Go bold when the room feels too plain, too predictable, or too lacking in personality. This often happens in living rooms with neutral furniture, bedrooms with basic bedding, or home offices that need more energy. A larger piece with strong subject matter or contrast can instantly give the room direction.
Keep it quiet when the room already has standout architecture, patterned upholstery, colorful rugs, or dramatic lighting. In those spaces, art should complement the experience, not compete with it.
If you are unsure, start with one piece that feels slightly more confident than your first instinct. Most people choose art that is too small or too timid. A room usually rewards a little more boldness than you expect.

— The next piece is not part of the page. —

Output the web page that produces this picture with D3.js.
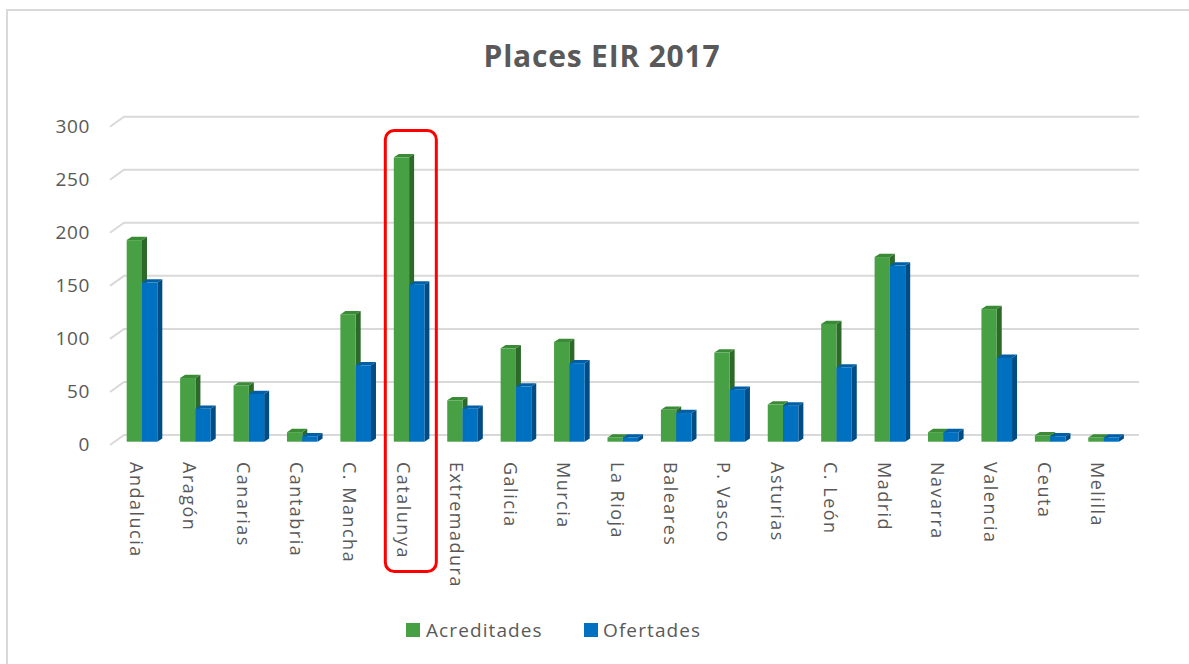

Quality changes the result
The image matters, but so does the finish. Good wall art should look considered up close and across the room. Crisp printing, fade-resistant color, sturdy framing, and clean construction all affect how elevated the final result feels in your home.
This is one reason canvas art remains such a strong choice for residential interiors. It feels substantial without being fussy. It can read premium, modern, and easy to style all at once. For shoppers who want a confident upgrade without the complexity of traditional gallery buying, that balance matters.
At NufsArt, that idea is central: make premium-looking wall art feel accessible, stylish, and easy to bring home.
If you have been overthinking the process, trust this: the right piece usually makes the room make sense. Choose art that fits the scale, supports the mood, and reflects something real about your taste, and your walls will stop feeling empty and start feeling finished.